Просто верь ему, девочка.
----
Сегодня ночью я стоял у твоих дверей. Только тебя не было дома. И дома твоего не было в городе. И города такого не было на земле.
----
Он приходит расхристанный, светлый, с душой нараспашку,
И немного всегда не в себе, будто ветер в степи.
Вместо завтрака ставит коньяк, сигаретной затяжкой
Красит небо в белёсый, чуть рваный облачный принт.
В уголках его рта притаилось подобье улыбки,
Он восторжен и, кажется, даже безумен слегка.
Он останется на ночь. Снимать с себя образ — пытка,
И поэтому он продолжает играть светлячка.
Дверь скрипит, тень чуть слышно вплывает в квартиру с площадки:
Он курил, сочиняя истерзанный смыслами стих.
Он на цыпочках медленно в кухню проходит, украдкой
Наливает вино в дно бокала, на две восьмых.
Его девочка, сонно поёжившись, удалилась:
Так устала за день, не дождавшись, ушла отдыхать.
Ну, а он остаётся в своей мастерской.
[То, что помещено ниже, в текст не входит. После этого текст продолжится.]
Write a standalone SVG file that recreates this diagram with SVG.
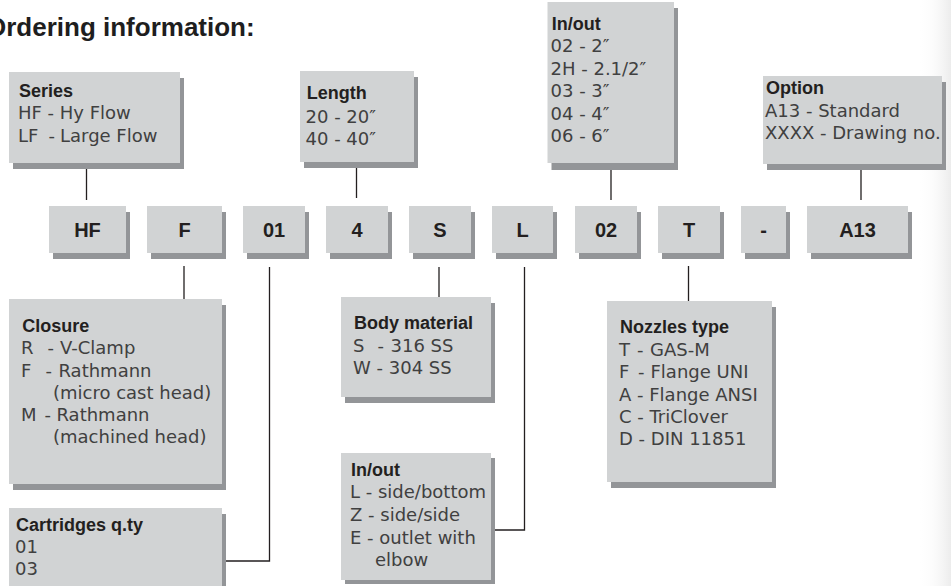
<svg xmlns="http://www.w3.org/2000/svg" width="951" height="586" viewBox="0 0 951 586">
<defs>
<linearGradient id="pg" x1="0" y1="0" x2="1" y2="0">
<stop offset="0" stop-color="#ffffff" stop-opacity="0"/>
<stop offset="1" stop-color="#ececec"/>
</linearGradient>
</defs>
<style>
.box{fill:#d1d3d4}
.shd{fill:#939598}
.h{font-family:"Liberation Sans",Arial,sans-serif;font-weight:bold;font-size:26px;fill:#1e1e1e}
.t{font-family:"Liberation Sans",Arial,sans-serif;font-weight:bold;font-size:18px;fill:#231f20}
.b{font-family:"DejaVu Sans","Liberation Sans",sans-serif;font-size:18px;fill:#404040}
.c{font-family:"Liberation Sans",Arial,sans-serif;font-weight:bold;font-size:20px;fill:#231f20;text-anchor:middle}
.conn{stroke:#231f20;stroke-width:1.3;fill:none}
</style>
<rect x="0" y="0" width="951" height="586" fill="#ffffff"/>
<rect x="918" y="0" width="33" height="586" fill="url(#pg)"/>
<text class="h" x="-14" y="35.7">Ordering information:</text>

<g id="connectors">
<path class="conn" d="M86.5 163V200"/>
<path class="conn" d="M356.5 162V198"/>
<path class="conn" d="M611 163V200"/>
<path class="conn" d="M861 164V200"/>
<path class="conn" d="M184 266V299"/>
<path class="conn" d="M226 561H269.5V267"/>
<path class="conn" d="M439 267V297"/>
<path class="conn" d="M495 530H524.5V267"/>
<path class="conn" d="M688.5 266V301"/>
</g>

<g id="code-HF"><rect class="shd" x="53" y="212" width="77" height="47"/><rect class="box" x="49" y="206" width="77" height="47"/><text class="c" x="87.5" y="236.5">HF</text></g>
<g id="code-F"><rect class="shd" x="151" y="212" width="75" height="47"/><rect class="box" x="147" y="206" width="75" height="47"/><text class="c" x="184.5" y="236.5">F</text></g>
<g id="code-01"><rect class="shd" x="247" y="212" width="62" height="47"/><rect class="box" x="243" y="206" width="62" height="47"/><text class="c" x="274" y="236.5">01</text></g>
<g id="code-4"><rect class="shd" x="330" y="212" width="62" height="47"/><rect class="box" x="326" y="206" width="62" height="47"/><text class="c" x="357" y="236.5">4</text></g>
<g id="code-S"><rect class="shd" x="413" y="212" width="62" height="47"/><rect class="box" x="409" y="206" width="62" height="47"/><text class="c" x="440" y="236.5">S</text></g>
<g id="code-L"><rect class="shd" x="496" y="212" width="61" height="47"/><rect class="box" x="492" y="206" width="61" height="47"/><text class="c" x="522.5" y="236.5">L</text></g>
<g id="code-02"><rect class="shd" x="579" y="212" width="62" height="47"/><rect class="box" x="575" y="206" width="62" height="47"/><text class="c" x="606" y="236.5">02</text></g>
<g id="code-T"><rect class="shd" x="662" y="212" width="62" height="47"/><rect class="box" x="658" y="206" width="62" height="47"/><text class="c" x="689" y="236.5">T</text></g>
<g id="code-dash"><rect class="shd" x="745" y="212" width="45" height="47"/><rect class="box" x="741" y="206" width="45" height="47"/><text class="c" x="763.5" y="236.5">-</text></g>
<g id="code-A13"><rect class="shd" x="811" y="212" width="101" height="47"/><rect class="box" x="807" y="206" width="101" height="47"/><text class="c" x="857.5" y="236.5">A13</text></g>

<g id="series">
<rect class="shd" x="13" y="78" width="171" height="91"/><rect class="box" x="9" y="72" width="171" height="91"/>
<text class="t" x="19" y="96.7">Series</text>
<text class="b" x="18" y="119.3">HF - Hy Flow</text>
<text class="b" y="141.7"><tspan x="18">LF</tspan><tspan x="48.5">-</tspan><tspan x="60">Large Flow</tspan></text>
</g>

<g id="length">
<rect class="shd" x="304" y="77" width="114" height="91"/><rect class="box" x="300" y="71" width="114" height="91"/>
<text class="t" x="306.7" y="99.3">Length</text>
<text class="b" x="305.5" y="123.3">20 - 20″</text>
<text class="b" x="305.5" y="145">40 - 40″</text>
</g>

<g id="inout-size">
<rect class="shd" x="551.5" y="8" width="126.5" height="162"/><rect class="box" x="547.5" y="2" width="126.5" height="161"/>
<text class="t" x="551.7" y="30">In/out</text>
<text class="b" x="550.5" y="52.4">02 - 2″</text>
<text class="b" x="550.5" y="74.8">2H - 2.1/2″</text>
<text class="b" x="550.5" y="97.2">03 - 3″</text>
<text class="b" x="550.5" y="119.6">04 - 4″</text>
<text class="b" x="550.5" y="142">06 - 6″</text>
</g>

<g id="option">
<rect class="shd" x="767" y="82" width="179" height="88"/><rect class="box" x="763" y="76" width="179" height="88"/>
<text class="t" x="766" y="94.3">Option</text>
<text class="b" x="765" y="116.7">A13 - Standard</text>
<text class="b" x="765" y="139.3">XXXX - Drawing no.</text>
</g>

<g id="closure">
<rect class="shd" x="13" y="305" width="213" height="185"/><rect class="box" x="9" y="299" width="213" height="185"/>
<text class="t" x="22.3" y="332.3">Closure</text>
<text class="b" y="354.3"><tspan x="21">R</tspan><tspan x="47.5">-</tspan><tspan x="60">V-Clamp</tspan></text>
<text class="b" y="376.5"><tspan x="21">F</tspan><tspan x="45.5">-</tspan><tspan x="58.5">Rathmann</tspan></text>
<text class="b" x="53" y="398.7">(micro cast head)</text>
<text class="b" y="421"><tspan x="21">M</tspan><tspan x="44.5">-</tspan><tspan x="56.5">Rathmann</tspan></text>
<text class="b" x="53" y="443.3">(machined head)</text>
</g>

<g id="cartridges">
<rect class="shd" x="13" y="514" width="213" height="90"/><rect class="box" x="9" y="508" width="213" height="90"/>
<text class="t" x="16" y="530.7">Cartridges q.ty</text>
<text class="b" x="15" y="553.3">01</text>
<text class="b" x="15" y="575">03</text>
</g>

<g id="body-material">
<rect class="shd" x="345" y="303" width="150" height="100"/><rect class="box" x="341" y="297" width="150" height="100"/>
<text class="t" x="354" y="329">Body material</text>
<text class="b" y="351.7"><tspan x="353">S</tspan><tspan x="377.5">-</tspan><tspan x="390.5">316 SS</tspan></text>
<text class="b" x="353" y="374">W - 304 SS</text>
</g>

<g id="inout-type">
<rect class="shd" x="345" y="458" width="150" height="126"/><rect class="box" x="341" y="453" width="150" height="127"/>
<text class="t" x="351" y="476">In/out</text>
<text class="b" x="350" y="498.3">L - side/bottom</text>
<text class="b" x="350" y="520.7">Z - side/side</text>
<text class="b" x="350" y="543.5">E - outlet with</text>
<text class="b" x="375" y="566">elbow</text>
</g>

<g id="nozzles">
<rect class="shd" x="611" y="307" width="165" height="181"/><rect class="box" x="607" y="301" width="165" height="181"/>
<text class="t" x="620" y="332.7">Nozzles type</text>
<text class="b" y="355.7"><tspan x="619">T</tspan><tspan x="637">-</tspan><tspan x="650">GAS-M</tspan></text>
<text class="b" y="378.3"><tspan x="619">F</tspan><tspan x="638">-</tspan><tspan x="650.5">Flange UNI</tspan></text>
<text class="b" x="619" y="400.5">A - Flange ANSI</text>
<text class="b" x="619" y="422.7">C - TriClover</text>
<text class="b" x="619" y="445">D - DIN 11851</text>
</g>
</svg>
Молчаливо
Достаёт новый холст, чтоб немного порисовать.
А потом идёт спать и, конечно, проходит мимо.
В тихой спальне ложится под тёплый её бочок,
Чуть дыша наблюдает: меняется неуловимо
Выраженье лица, будто кистью добавлен мазок
Незнакомого цвета. Поправить бы прядь, да негоже
Растревожить её. И, едва размыкая уста,
Опустивши слова до гортани, туда, где горше,
В приоткрытые губы чуть слышно он будет шептать:
«Ты прости меня, девочка, я не гожусь тебе
Ни в отцы и ни в спутники. Только как свой чувак.
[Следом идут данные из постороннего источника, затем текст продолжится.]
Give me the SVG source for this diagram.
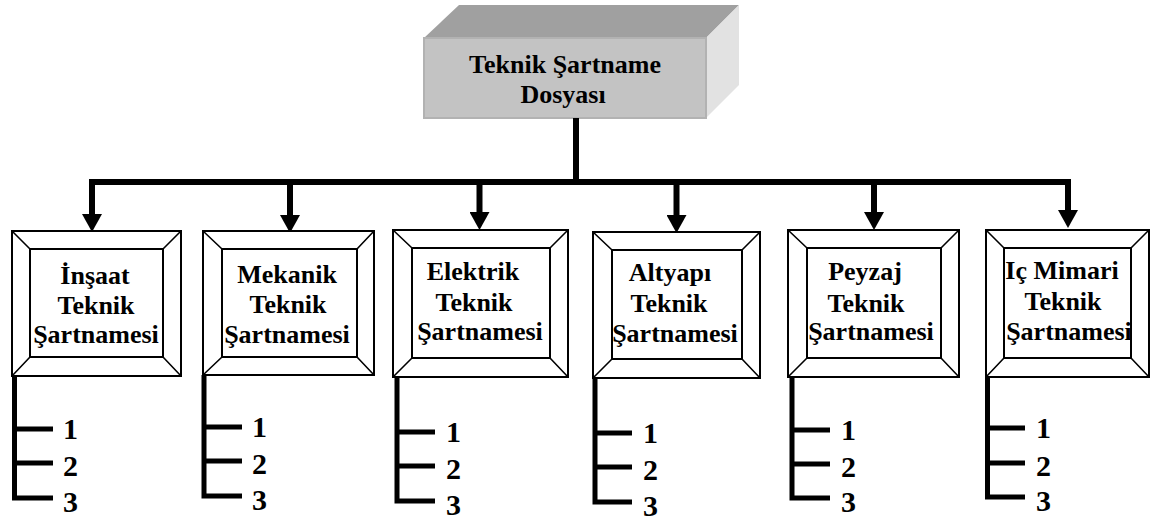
<svg xmlns="http://www.w3.org/2000/svg" width="1152" height="523" viewBox="0 0 1152 523">
<style>
.t{font-family:"Liberation Serif","Times New Roman",serif;font-weight:bold;font-size:26px;fill:#000;text-anchor:middle}
.n{font-family:"Liberation Serif","Times New Roman",serif;font-weight:bold;font-size:30px;fill:#000}
.fr{fill:#fff;stroke:#000;stroke-width:2}
.dg{fill:none;stroke:#000;stroke-width:1.6}
.cn{fill:none;stroke:#000;stroke-width:6}
.br{fill:none;stroke:#000;stroke-width:5;stroke-linejoin:miter}
</style>
<defs>
<marker id="ah" markerUnits="userSpaceOnUse" markerWidth="18" markerHeight="20" viewBox="0 0 18 20" refX="2" refY="10" orient="auto">
<path d="M0,0 L18,10 L0,20 Z" fill="#000"/>
</marker>
</defs>
<rect width="1152" height="523" fill="#fff"/>

<g id="root">
<polygon points="424,38 459,5 739,5 706,38" fill="#a0a0a0"/>
<polygon points="706,38 739,5 739,85 706,118" fill="#e2e2e2"/>
<rect x="424" y="38" width="282" height="80" fill="#c3c3c3" stroke="#b2b2b2" stroke-width="2"/>
<text class="t" x="565" y="73">Teknik Şartname</text>
<text class="t" x="563" y="103">Dosyası</text>
</g>

<g id="connectors">
<line class="cn" x1="576" y1="118" x2="576" y2="182"/>
<line class="cn" x1="89" y1="182" x2="1071" y2="182"/>
<line class="cn" x1="92" y1="179" x2="92" y2="216" marker-end="url(#ah)"/>
<line class="cn" x1="290" y1="182" x2="290" y2="217" marker-end="url(#ah)"/>
<line class="cn" x1="479.5" y1="182" x2="479.5" y2="214" marker-end="url(#ah)"/>
<line class="cn" x1="676.5" y1="182" x2="676.5" y2="217" marker-end="url(#ah)"/>
<line class="cn" x1="874" y1="182" x2="874" y2="214" marker-end="url(#ah)"/>
<line class="cn" x1="1068" y1="179" x2="1068" y2="212" marker-end="url(#ah)"/>
</g>

<g id="n1">
<rect class="fr" x="12" y="231" width="169" height="145"/>
<rect class="fr" x="30" y="249" width="133" height="108"/>
<path class="dg" d="M12,231 L30,249 M181,231 L163,249 M12,376 L30,357 M181,376 L163,357"/>
<text class="t" x="95" y="284">İnşaat</text>
<text class="t" x="96" y="314">Teknik</text>
<text class="t" x="96" y="343">Şartnamesi</text>
<path class="br" d="M53,498 H14.5 V376 M14.5,429 H53 M14.5,463 H53"/>
<text class="n" x="63" y="439">1</text>
<text class="n" x="63" y="476">2</text>
<text class="n" x="63" y="512">3</text>
</g>

<g id="n2">
<rect class="fr" x="203" y="231" width="171" height="144"/>
<rect class="fr" x="222" y="249" width="135" height="108"/>
<path class="dg" d="M203,231 L222,249 M374,231 L357,249 M203,375 L222,357 M374,375 L357,357"/>
<text class="t" x="287" y="283">Mekanik</text>
<text class="t" x="288" y="313">Teknik</text>
<text class="t" x="287" y="343">Şartnamesi</text>
<path class="br" d="M242,496 H204 V375 M204,427 H242 M204,461 H242"/>
<text class="n" x="252" y="437">1</text>
<text class="n" x="252" y="474">2</text>
<text class="n" x="252" y="510">3</text>
</g>

<g id="n3">
<rect class="fr" x="393" y="230" width="175" height="147"/>
<rect class="fr" x="412" y="248" width="138" height="110"/>
<path class="dg" d="M393,230 L412,248 M568,230 L550,248 M393,377 L412,358 M568,377 L550,358"/>
<text class="t" x="473" y="280">Elektrik</text>
<text class="t" x="474" y="311">Teknik</text>
<text class="t" x="480" y="340">Şartnamesi</text>
<path class="br" d="M435,501 H397 V377 M397,432 H435 M397,466 H435"/>
<text class="n" x="446" y="442">1</text>
<text class="n" x="446" y="479">2</text>
<text class="n" x="446" y="515">3</text>
</g>

<g id="n4">
<rect class="fr" x="593" y="232" width="167" height="146"/>
<rect class="fr" x="612" y="250" width="130" height="109"/>
<path class="dg" d="M593,232 L612,250 M760,232 L742,250 M593,378 L612,359 M760,378 L742,359"/>
<text class="t" x="670" y="281">Altyapı</text>
<text class="t" x="669" y="312">Teknik</text>
<text class="t" x="675" y="342">Şartnamesi</text>
<path class="br" d="M632,502 H595 V378 M595,433 H632 M595,467 H632"/>
<text class="n" x="643" y="443">1</text>
<text class="n" x="643" y="480">2</text>
<text class="n" x="643" y="516">3</text>
</g>

<g id="n5">
<rect class="fr" x="788" y="230" width="171" height="147"/>
<rect class="fr" x="807" y="248" width="134" height="110"/>
<path class="dg" d="M788,230 L807,248 M959,230 L941,248 M788,377 L807,358 M959,377 L941,358"/>
<text class="t" x="865" y="280">Peyzaj</text>
<text class="t" x="866" y="312">Teknik</text>
<text class="t" x="871" y="340">Şartnamesi</text>
<path class="br" d="M830,498 H792 V377 M792,430 H830 M792,464 H830"/>
<text class="n" x="841" y="440">1</text>
<text class="n" x="841" y="477">2</text>
<text class="n" x="841" y="512">3</text>
</g>

<g id="n6">
<rect class="fr" x="986" y="230" width="163" height="147"/>
<rect class="fr" x="1004" y="248" width="127" height="110"/>
<path class="dg" d="M986,230 L1004,248 M1149,230 L1131,248 M986,377 L1004,358 M1149,377 L1131,358"/>
<text class="t" x="1062" y="279">Iç Mimari</text>
<text class="t" x="1063" y="310">Teknik</text>
<text class="t" x="1069" y="340">Şartnamesi</text>
<path class="br" d="M1025,497 H987.5 V377 M987.5,428 H1025 M987.5,463 H1025"/>
<text class="n" x="1036" y="438">1</text>
<text class="n" x="1036" y="476">2</text>
<text class="n" x="1036" y="511">3</text>
</g>
</svg>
Ты так хочешь играть — в славу, в деньги, в волшебный снег,
В иллюзорные сбои систем и пласстмассовость тел. А я…
Я всё тот же дурак-глумослов с обнажённою мыслью,
Я растрёпанный гаер с пропавшим под маской лицом,
Я хмельной балаганный кривляка. И участь артиста
Меня делает тварью, когда не могу быть творцом.
И как тварь я тебя предаю, вновь на сцену сбегая!
Я сгораю в спектакле, не выдержав и половины.
Ты прости меня, девочка. Знаешь, я сам удивляюсь,
Что жду встречи с тобой, как висельник ждёт толчка в спину.
Неизбежность приветствий, фатальность твоих поцелуев,
Неизменная нежность и взгляд осторожный в глаза…
Ты ведь знаешь, родная, уход мой уже неминуем:
Между нами всегда будет сцена и зрительный зал.
А ещё будет тот, чьи объятья смолой въелись в кожу.
На сетчатке он выжжен, как лазером астигматизм.
Между дермой и фасцией венами образ заложен:
Я ношу его в мыслях, как самый свой главный эскиз,
Только эту картину закончить уже не удастся…
Я мечусь от проклятья к прощенью — и так каждый вечер!
Я не смог его сделать чужим, и зову. Чтоб не сдаться,
Убегаю в тебя — как в ещё один повод не-встречи.
Ты прости меня, девочка, сложно с таким идиотом.
Но я справлюсь… Исправлюсь… Ты только не прогоняй:
Я к тебе, я с тобой. И я твой, по большому-то счёту…
А других счетов, девочка, впрочем, и нет у меня».
Он уснул. А дыхание пахнет вином и корицей.
Ты откроешь глаза, вытрешь слёзы и горько вздохнёшь.
Ты прости его, девочка. Знаешь, когда не спится,
Открывается правда, желанною делая ложь.
Но с утра улыбнёшься, не выдав своё сожаление.
А когда он уйдёт — выпьешь кофе и будешь курить.
Только ты его держишь в полёте, даруя прощение,
Только ты его можешь с собою самим примирить.
Ты прости ему, девочка, гаерство и мытарства,
Как простила, что в сердце — другой. Ты и это сумела.
Просто верь ему, девочка: ты для него лекарство.
А что нету болезни такой — последнее дело.